CARSON CITY, Nev. (AP) -- Health care legislation is hanging by a thread in the Senate, and no one is under more pressure than Republican Sen. Dean Heller of Nevada.
Heller was already seen as the most endangered GOP incumbent senator in next year's midterm elections. He is the only one running for re-election in a state President Donald Trump lost to former Democratic presidential candidate Hillary Clinton.
Against that backdrop, it's hard to envision a more difficult political choice for Heller than whether to support the health legislation expected to come to a vote next week in the Senate. There are already two GOP senators opposed to the legislation, so one more "no" vote would kill the bill outright in a Senate divided 52-48 between Republicans and Democrats.
Over the next several days Heller must decide whether to defy Trump and Senate Majority Leader Mitch McConnell by becoming that third "no."
Yet if he sides with the president and Senate leader and supports the bill, Heller would likely be parting ways with Nevada's popular GOP Gov. Brian Sandoval, who has already expressed deep concerns about the legislation's cuts to the Medicaid program for the poor and disabled.
For Heller, it looks like a no-win situation.
"There is no sweet spot in health care," said Heller's fellow Nevada Republican Rep. Mark Amodei. "So if somebody's looking for it, they're going to be a pretty frustrated person."
The normally affable and low-key Heller had no announced public events Friday, and a spokeswoman did not respond to requests for comment. On Thursday Heller released a terse statement saying that "Conversations are continuing and I'm going to read the new bill and weigh its impact on Nevada."
Heller, 57, took Senate GOP leaders by surprise with his outspoken opposition to an earlier version of the bill last month. He appeared at a press conference with Sandoval where both denounced the bill crafted largely in secret by McConnell. "I cannot support a piece of legislation that takes insurance away from tens of millions of Americans," Heller said at the time.
McConnell was forced to withdraw the bill in face of certain defeat. But the new version he unveiled Thursday also unravels the Medicaid expansion under former President Barack Obama's Affordable Care Act, which has allowed more than 200,000 of the poorest and most vulnerable Nevadans to gain coverage.
Sandoval, who made the decision to accept the Medicaid expansion, expressed serious reservations Friday about the latest version of the bill, though without expressing outright opposition.
"My concern all along has been with the expansion population, the newly eligibles. There are approximately 210,000 of those in Nevada who are having a dramatically better quality of life and are living healthier and happier, and I just, those are the lives I want to protect," Sandoval told reporters at a conference of governors in Providence, R.I.
Sandoval, who appointed Heller to the Senate in 2011 after a scandal forced his predecessor to resign, said he planned to talk with the senator later in the day.
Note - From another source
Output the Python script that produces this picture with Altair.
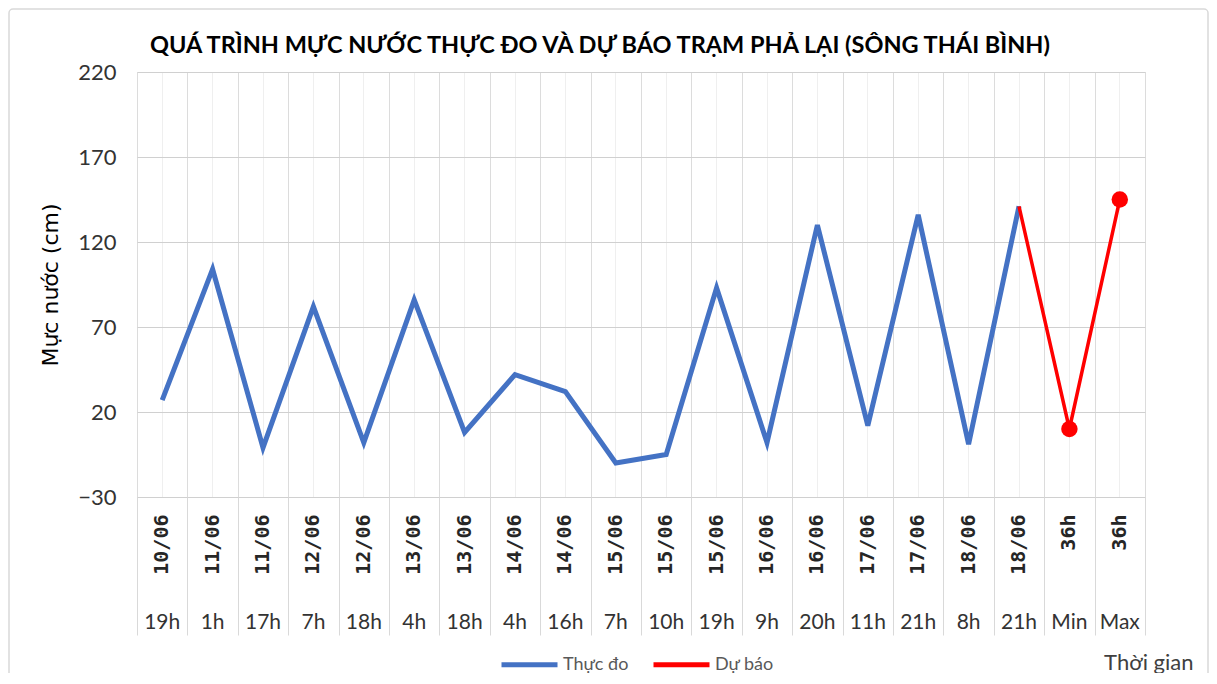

"I'm doing my job and he's doing his job," Sandoval said. "It's a new bill. It's less than 24 hours old. He has said he's going to spend the weekend reading it, and so I hope I can better inform him with regard to its impacts on Nevada."
After Heller announced his opposition to the initial bill in June, a group linked to Trump launched a hard-hitting ad campaign against him. From the other side Democratic groups have already signaled they will use the issue against him in his re-election campaign, a fate Heller probably can't escape no matter how he votes.
And Heller's predicament is all the more notable in that it was a fellow Nevadan, former Senate Democratic Leader Harry Reid, who pushed Obamacare to passage in 2010, including by securing the votes of some very vulnerable Democratic senators who subsequently lost their seats over the issue.
One of those lawmakers, former Democratic Sen. Mary Landrieu of Louisiana, expressed little sympathy this week for the Republicans who now find themselves in a position similar to the one that ultimately ended her political career.
Noting that Trump had promised better health insurance for all, Landrieu said: "They have not put a bill together that meets their own promise, and that is their problem. And I'm not sure how they can fix that right now."